The problem here is that the application is using this static file
handling API to serve dynamic content. Wondering why it doesn't work is
pointless.

Just to summarize again, this case requires that a file is created then
destroyed and another file created within the same second that has the
same size. Also, the original file must get into the cache, and the only
way that can happen is for the application to treat it as a long lived
static file. 

We have other means to cache dynamic data, and large chunks of dynamic
content saved as a file can avoid the fastpath cache by setting the
cachemaxsize parameter. Writing smaller content to disk doesn't make any
sense if your goal is speed...or security. 

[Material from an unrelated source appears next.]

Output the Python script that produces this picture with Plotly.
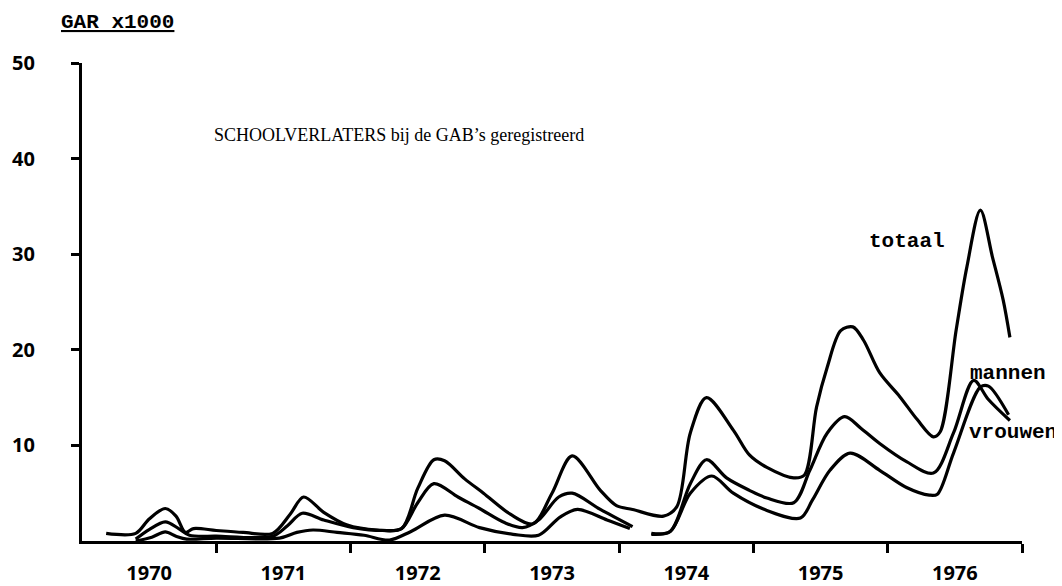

It is probably even more important to tamp down these misconceptions
about how AOLserver works. Static and dynamic content are handled by
different API. The reason is that it has long been recognized by the
developers of AOLserver that different techniques are required to
maintain high performance based upon how the content is generated, its
expected lifespan, its size, and its potential for reuse.  

tom jackson

On Tue, 2008-08-19 at 03:00 -0400, Andrew Piskorski wrote:
> On Mon, Aug 18, 2008 at 06:06:23PM -0700, John Caruso wrote:
> 
> > That'd be an improvement over the current situation, but it's still the 
> > case that AOLserver as currently shipped has a file cache mechanism built 
> > into it which 1) may return incorrect data and 2) is enabled by 
> > default.  Given the risk, I'd say fastpath caching should be disabled by 
> > default rather than enabled.
> 
> Sounds right to me.  Either robustify Fastpath somehow against this
> corner case, or don't have Fastpath turned on by default.